2021 International Conference on Robotics and Automation (ICRA)

Date:

Talk Presentation

This talk presents a model-free reinforcement learning (RL) algorithm to synthesize a control policy that maximizes the satisfaction probability of complex tasks, which are expressed by linear temporal logic (LTL) specifications. Due to the consideration of environment and motion uncertainties, we model the robot motion as a probabilistic labeled Markov decision process (PL-MDP) with unknown transition probabilities and probabilistic labeling functions. The LTL task specification is converted to a limit deterministic generalized B"uchi automaton (LDGBA) with several accepting sets to maintain dense rewards during learning.
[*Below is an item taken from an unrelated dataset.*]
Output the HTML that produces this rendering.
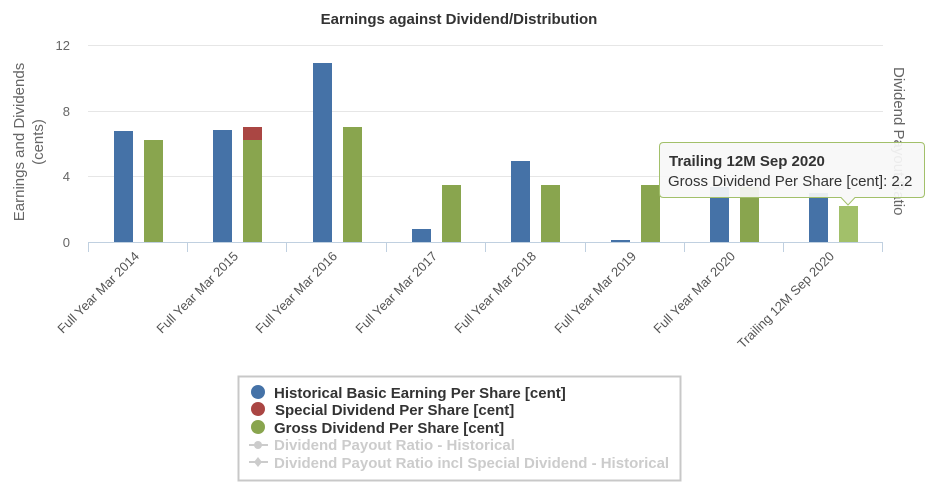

The novelty of applying LDGBA is to construct an embedded LDGBA (E-LDGBA) by designing a synchronous tracking-frontier function, which enables the record of non-visited accepting sets of LDGBA at each round of the repeated visiting pattern, to overcome the difficulties of directly applying conventional LDGBA. With appropriate dependent reward and discount functions, rigorous analysis shows that any method, which optimizes the expected discount return of the RL-based approach, is guaranteed to find the optimal policy to maximize the satisfaction probability of the LTL specifications. A model-free RL-based motion planning strategy is developed to generate the optimal policy in this paper.